A fire is designated as modified response according to a mix of factors including challenges to crew safety, distance from communities, and inoperable terrain. Modified response fires are not posing a threat to structures.
The Cultus Creek Fire is 460 hectares in size and is located in a wilderness area in the Selkirk mountains about 25 km east of Ymir. The fire was caused by lightning and discovered on July 2.
The Nature Conservancy of Canada has closed all public access to its Darkwoods Conservation Area due to the Cultus Creek fire.
The Akokli Creek fire, started by lightning and discovered on July 9, covers 95 hectares and is located about seven km east of Boswell on the east shore of Kootenay Lake.
The lightning-caused Redding Creek fire, located 14 km northeast of Boswell, discovered July 11, covers 100 hectares.

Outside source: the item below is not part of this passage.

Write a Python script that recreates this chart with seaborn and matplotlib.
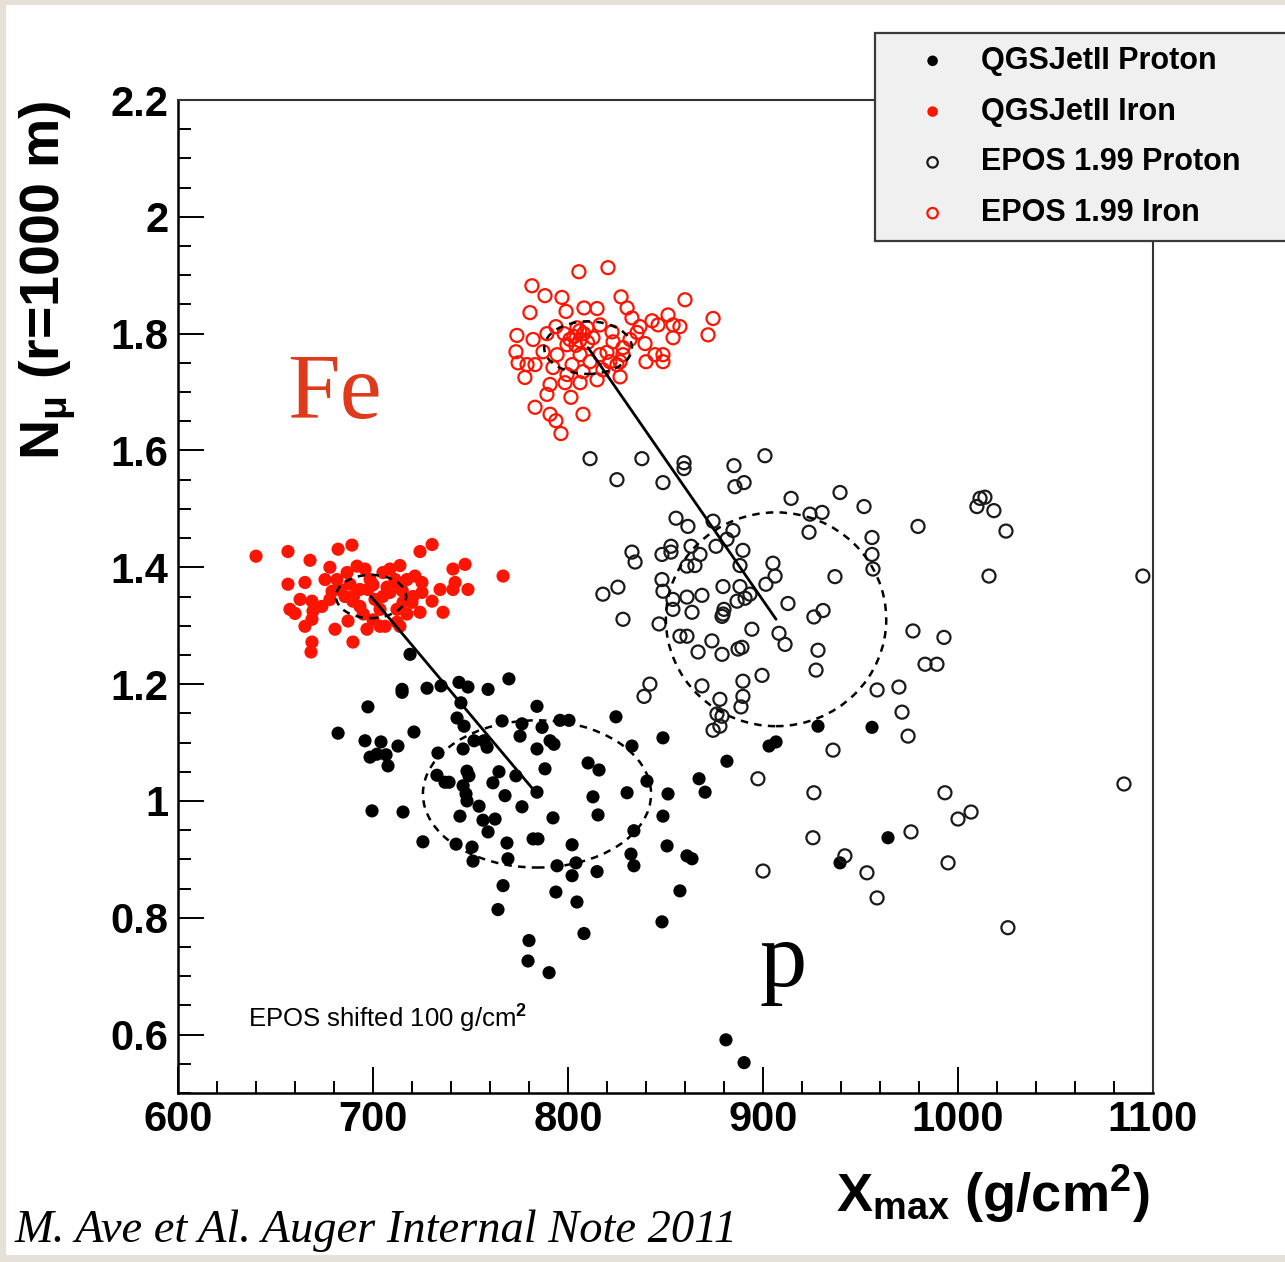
import numpy as np
import pandas as pd
import matplotlib
matplotlib.use("Agg")
import matplotlib.pyplot as plt
import seaborn as sns
from matplotlib.patches import Ellipse, Rectangle
from matplotlib.ticker import MultipleLocator

# ---------------- data ----------------
qgs_fe_x = [640.0,656.4,667.7,682.1,689.2,656.4,665.1,677.9,675.4,681.5,686.7,691.8,679.0,668.7,673.8,669.2,660.0,665.1,668.7,
            680.5,687.2,689.7,693.3,697.4,696.9,703.6,706.2,689.7,668.7,668.2,705.1,708.7,713.8,707.2,712.3,717.4,721.5,725.1,
            725.1,720.5,715.4,712.3,717.4,724.1,712.3,713.8,730.3,735.9,734.4,741.0,742.1,741.0,747.2,748.7,724.1,730.3,766.7,
            693.3,698.5,701.0,703.6,685.6,677.9,708.7,711.3,695.9,688.2,683.1,662.6,657.4,700.0,705.0,695.0,700.0,690.0,715.0,720.0]
qgs_fe_y = [1.419,1.427,1.412,1.431,1.438,1.371,1.374,1.400,1.379,1.379,1.391,1.402,1.359,1.342,1.333,1.325,1.321,1.299,1.311,
            1.294,1.308,1.342,1.333,1.362,1.294,1.299,1.299,1.272,1.272,1.255,1.391,1.397,1.403,1.366,1.374,1.379,1.385,1.374,
            1.357,1.350,1.340,1.328,1.320,1.323,1.306,1.299,1.342,1.323,1.362,1.362,1.374,1.397,1.405,1.362,1.427,1.439,1.385,
            1.362,1.379,1.345,1.328,1.350,1.345,1.357,1.379,1.397,1.371,1.362,1.345,1.328,1.370,1.350,1.320,1.310,1.350,1.360,1.340]

qgs_p_x = [719.0,714.9,714.9,697.4,727.7,734.9,744.1,748.7,759.0,769.7,745.1,784.1,682.1,695.9,704.1,712.8,721.0,698.5,702.0,
           706.7,707.7,743.1,746.7,766.2,776.4,775.4,751.8,756.9,758.5,746.2,733.3,784.1,732.8,736.9,739.0,748.2,749.2,746.2,
           747.7,748.2,764.6,761.5,773.3,767.7,776.4,754.4,744.6,756.4,762.6,759.0,699.5,715.4,784.1,786.7,795.9,800.5,790.8,
           792.8,788.2,792.3,810.3,815.9,824.6,848.7,832.8,840.5,830.3,812.8,815.4,851.3,848.7,833.8,881.5,867.2,870.3,725.6,
           742.6,750.8,751.3,768.7,769.2,782.1,784.6,802.1,794.4,804.1,802.1,814.9,832.3,833.8,850.8,861.0,863.6,766.7,764.1,
           793.8,804.6,857.4,848.2,780.0,779.5,790.3,808.2,881.0,890.3,928.2,955.9,903.1,906.7,964.1,939.5]
qgs_p_y = [1.251,1.191,1.186,1.161,1.193,1.197,1.203,1.195,1.191,1.209,1.168,1.162,1.116,1.103,1.101,1.094,1.118,1.075,1.080,
           1.079,1.060,1.142,1.128,1.137,1.132,1.111,1.103,1.103,1.092,1.089,1.082,1.089,1.044,1.032,1.032,1.051,1.043,1.026,
           1.012,1.000,1.050,1.031,1.043,1.009,0.990,0.991,0.974,0.967,0.969,0.947,0.983,0.981,1.015,1.126,1.138,1.138,1.103,
           1.097,1.055,0.971,1.065,1.053,1.144,1.108,1.094,1.034,1.014,1.007,0.976,1.012,0.974,0.949,1.068,1.038,1.015,0.930,
           0.926,0.921,0.897,0.928,0.901,0.935,0.935,0.925,0.889,0.894,0.872,0.879,0.909,0.889,0.923,0.906,0.901,0.855,0.814,
           0.844,0.827,0.846,0.793,0.761,0.726,0.706,0.773,0.591,0.552,1.128,1.126,1.094,1.101,0.937,0.894]

epos_fe_x = [805.6,820.5,781.5,788.2,796.9,780.5,799.0,808.2,814.9,827.2,830.3,832.8,860.0,874.4,871.8,851.3,843.1,846.2,853.9,
             857.4,853.9,839.5,844.6,848.7,848.7,840.0,836.9,773.8,773.3,774.4,779.0,782.1,789.2,793.8,777.9,783.1,790.8,789.2,
             798.5,801.5,783.1,790.8,793.8,796.4,807.7,806.2,814.9,817.9,826.7,825.1,828.2,823.1,831.8,820.0,809.7,812.8,804.6,
             816.4,799.5,794.4,802.1,807.7,811.3,787.2,792.3,799.5,806.2,816.4,821.5,826.7,828.2,822.6,835.4,
             803.0,806.0,808.0,801.0,804.0,810.0,798.0,806.0]
epos_fe_y = [1.906,1.913,1.882,1.865,1.862,1.836,1.838,1.844,1.843,1.863,1.844,1.827,1.858,1.826,1.798,1.832,1.822,1.815,1.815,
             1.812,1.793,1.783,1.764,1.752,1.764,1.752,1.812,1.797,1.769,1.750,1.747,1.790,1.800,1.812,1.725,1.747,1.713,1.696,
             1.716,1.691,1.674,1.662,1.651,1.629,1.662,1.716,1.721,1.738,1.726,1.747,1.764,1.786,1.790,1.768,1.810,1.793,1.810,
             1.815,1.781,1.764,1.747,1.735,1.752,1.769,1.742,1.730,1.764,1.764,1.752,1.752,1.776,1.803,1.802,
             1.795,1.788,1.800,1.790,1.780,1.785,1.800,1.805]

epos_p_x = [811.3,837.9,825.1,848.7,859.5,859.5,885.1,885.6,890.3,901.0,855.4,861.5,874.4,884.6,875.9,881.5,889.7,863.1,867.7,
            852.8,852.8,848.2,832.8,834.4,861.0,865.1,888.2,848.2,848.7,825.6,817.9,853.8,861.0,868.7,879.5,888.2,893.3,886.7,
            890.8,853.8,863.6,880.0,879.5,828.2,846.7,879.0,857.4,861.0,873.8,866.7,879.0,887.2,889.2,894.3,889.7,842.0,839.0,
            868.7,877.9,889.7,888.7,876.4,879.0,877.9,874.4,914.4,939.5,951.8,924.1,930.3,923.6,955.9,955.9,956.4,979.5,1009.7,
            1013.8,1011.3,1018.4,1024.6,1015.9,905.1,906.2,901.5,936.9,912.8,930.8,926.1,908.2,911.3,928.2,927.2,899.5,976.9,
            992.8,983.1,989.2,958.5,969.7,971.3,974.4,935.9,897.4,926.1,993.3,1000.0,1006.7,925.6,975.9,942.0,953.3,958.5,900.0,
            994.9,1025.6,1094.8,1085.1]
epos_p_y = [1.586,1.586,1.550,1.545,1.579,1.569,1.574,1.538,1.545,1.591,1.484,1.470,1.479,1.463,1.436,1.448,1.429,1.436,1.422,
            1.436,1.426,1.422,1.426,1.409,1.402,1.403,1.403,1.379,1.359,1.366,1.354,1.345,1.349,1.352,1.367,1.367,1.354,1.342,
            1.347,1.328,1.323,1.328,1.320,1.311,1.303,1.316,1.282,1.282,1.274,1.255,1.251,1.260,1.263,1.294,1.205,1.200,1.179,
            1.197,1.174,1.179,1.161,1.149,1.145,1.128,1.121,1.518,1.528,1.504,1.491,1.494,1.460,1.451,1.422,1.397,1.470,1.504,
            1.520,1.518,1.497,1.462,1.385,1.407,1.385,1.371,1.384,1.338,1.326,1.315,1.287,1.268,1.258,1.224,1.215,1.291,
            1.280,1.234,1.234,1.190,1.195,1.152,1.111,1.087,1.038,1.014,1.014,0.969,0.981,0.937,0.947,0.906,0.877,0.834,0.880,
            0.894,0.783,1.385,1.029]

# ellipses (centre x, centre y, full width, full height) and mean-connecting lines
ell_cx = [699.0, 784.1, 810.3, 906.7]
ell_cy = [1.350, 1.012, 1.776, 1.311]
ell_w = [36.0, 117.0, 45.0, 113.0]
ell_h = [0.074, 0.252, 0.090, 0.366]
line1_x = [699.0, 784.1]
line1_y = [1.350, 1.012]
line2_x = [810.3, 906.7]
line2_y = [1.776, 1.311]

x_ticks = [600, 700, 800, 900, 1000, 1100]
x_tick_labels = ["600", "700", "800", "900", "1000", "1100"]
y_ticks = [0.6, 0.8, 1.0, 1.2, 1.4, 1.6, 1.8, 2.0, 2.2]
y_tick_labels = ["0.6", "0.8", "1", "1.2", "1.4", "1.6", "1.8", "2", "2.2"]

labels = ["QGSJetII Proton", "QGSJetII Iron", "EPOS 1.99 Proton", "EPOS 1.99 Iron"]

# ---------------- style ----------------
sns.set_style("white")
plt.rcParams["font.family"] = ["Liberation Sans", "DejaVu Sans"]
plt.rcParams["mathtext.fontset"] = "custom"
plt.rcParams["mathtext.rm"] = "Liberation Sans:bold"
plt.rcParams["mathtext.bf"] = "Liberation Sans:bold"
plt.rcParams["mathtext.it"] = "Liberation Sans:bold"
plt.rcParams["mathtext.default"] = "rm"
plt.rcParams["text.color"] = "black"
plt.rcParams["axes.labelcolor"] = "black"
plt.rcParams["xtick.color"] = "black"
plt.rcParams["ytick.color"] = "black"

W, H = 1285, 1262
fig = plt.figure(figsize=(W / 100, H / 100), dpi=100)
fig.patch.set_facecolor("#e6e1d8")
fig.patches.append(Rectangle((6 / W, 7 / H), 1 - 6 / W, 1 - 12 / H, transform=fig.transFigure,
                             facecolor="white", edgecolor="none", zorder=-10))

ax = fig.add_axes([178 / W, 1 - 1093 / H, (1153 - 178) / W, (1093 - 100) / H])
ax.set_facecolor("white")
ax.set_zorder(1)

df_p = pd.DataFrame({"x": qgs_p_x, "y": qgs_p_y})
df_fe = pd.DataFrame({"x": qgs_fe_x, "y": qgs_fe_y})
df_ep = pd.DataFrame({"x": epos_p_x, "y": epos_p_y})
df_efe = pd.DataFrame({"x": epos_fe_x, "y": epos_fe_y})

sns.scatterplot(data=df_p, x="x", y="y", ax=ax, color="black", s=90, edgecolor="none",
                label=labels[0], zorder=3)
sns.scatterplot(data=df_fe, x="x", y="y", ax=ax, color="#ff1400", s=90, edgecolor="none",
                label=labels[1], zorder=3)
sns.scatterplot(data=df_ep, x="x", y="y", ax=ax, color="black", facecolors="none", edgecolor="#1a1a1a",
                s=88, linewidth=1.6, label=labels[2], zorder=3)
sns.scatterplot(data=df_efe, x="x", y="y", ax=ax, color="#ff1400", facecolors="none", edgecolor="#ff1400",
                s=88, linewidth=1.6, label=labels[3], zorder=3)

for cx, cy, w, h in zip(ell_cx, ell_cy, ell_w, ell_h):
    ax.add_patch(Ellipse((cx, cy), w, h, fill=False, edgecolor="black", lw=1.8,
                         linestyle=(0, (3, 2.5)), zorder=4))
ax.plot(line1_x, line1_y, color="black", lw=2.0, zorder=5)
ax.plot(line2_x, line2_y, color="black", lw=2.0, zorder=5)

ax.set_xlim(600, 1100)
ax.set_ylim(0.5, 2.2)
ax.set_xticks(x_ticks, labels=x_tick_labels)
ax.set_yticks(y_ticks, labels=y_tick_labels)
ax.xaxis.set_minor_locator(MultipleLocator(20))
ax.yaxis.set_minor_locator(MultipleLocator(0.05))
ax.tick_params(which="both", direction="in", top=False, right=False, color="black",
               labelcolor="black", bottom=True, left=True)
ax.tick_params(which="major", length=19, width=1.4)
ax.tick_params(which="minor", length=9, width=1.4)
ax.tick_params(axis="x", which="major", pad=5)
ax.tick_params(axis="y", which="major", pad=7)
for lab in ax.get_xticklabels() + ax.get_yticklabels():
    lab.set_fontsize(30)
    lab.set_fontweight("bold")
ax.set_xlabel("")
ax.set_ylabel("")
for side in ["left", "bottom"]:
    ax.spines[side].set_linewidth(1.8)
    ax.spines[side].set_color("black")
    ax.spines[side].set_visible(True)
for side in ["top", "right"]:
    ax.spines[side].set_linewidth(1.5)
    ax.spines[side].set_color("#333333")
    ax.spines[side].set_visible(True)

# texts
ax.text(656.0, 1.655, "Fe", color="#e03a1c", fontsize=68, family=["Liberation Serif", "DejaVu Serif"],
        ha="left", va="baseline", zorder=6)
ax.text(898.0, 0.683, "p", color="black", fontsize=68, family=["Liberation Serif", "DejaVu Serif"],
        ha="left", va="baseline", zorder=6)
ax.text(636.0, 0.612, "EPOS shifted 100 g/cm$^{\\mathrm{2}}$", fontsize=18.5, color="black",
        ha="left", va="baseline", zorder=6)

fig.text(1150 / W, 1 - 1212 / H, r"$\mathrm{X_{max}}$ (g/cm$^{\mathrm{2}}$)", fontsize=39,
         fontweight="bold", ha="right", va="baseline")
fig.text(48 / W, 1 - 100 / H, r"$\mathrm{N_{\mu}}$ (r=1000 m)", fontsize=40, fontweight="bold",
         rotation=90, ha="center", va="top")
fig.text(15 / W, 1 - 1242 / H, "M. Ave et Al. Auger Internal Note 2011", fontsize=33.5, style="italic",
         family=["Liberation Serif", "DejaVu Serif"], ha="left", va="baseline")

leg = ax.legend(loc="upper left", bbox_to_anchor=(875 / W, 1 - 232 / H, 0.36, 199 / H),
                bbox_transform=fig.transFigure, mode="expand", borderaxespad=0,
                prop={"family": "Liberation Sans", "weight": "bold", "size": 22},
                markerscale=0.8, handlelength=2.93, handletextpad=0.12, borderpad=0.42,
                labelspacing=0.68, frameon=True, fancybox=False, facecolor="#f0f0f0",
                edgecolor="#3a3a3a", framealpha=1.0)
leg.get_frame().set_linewidth(1.6)
leg.set_zorder(10)

fig.savefig("out.png", dpi=100, facecolor=fig.get_facecolor())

The 130-hectare Mt. Ruppel fire, caused by lightning, discovered July 10, is located about 14 km southeast of Slocan.
About 10 km northeast of Nakusp, the Kimbol fire, started by lightning and discovered on July 10, measures 47 hectares.
The Octopus Creek fire, about 34 km west of Passmore, measures 25 hectares. It was discovered on July 11 and was started by lightning.
Further south, the Beavervale Creek fire in the Bombi Pass between Castlegar and Salmo, not a modified response fire, is 35 hectares in size and is out of control, as of noon on July 13.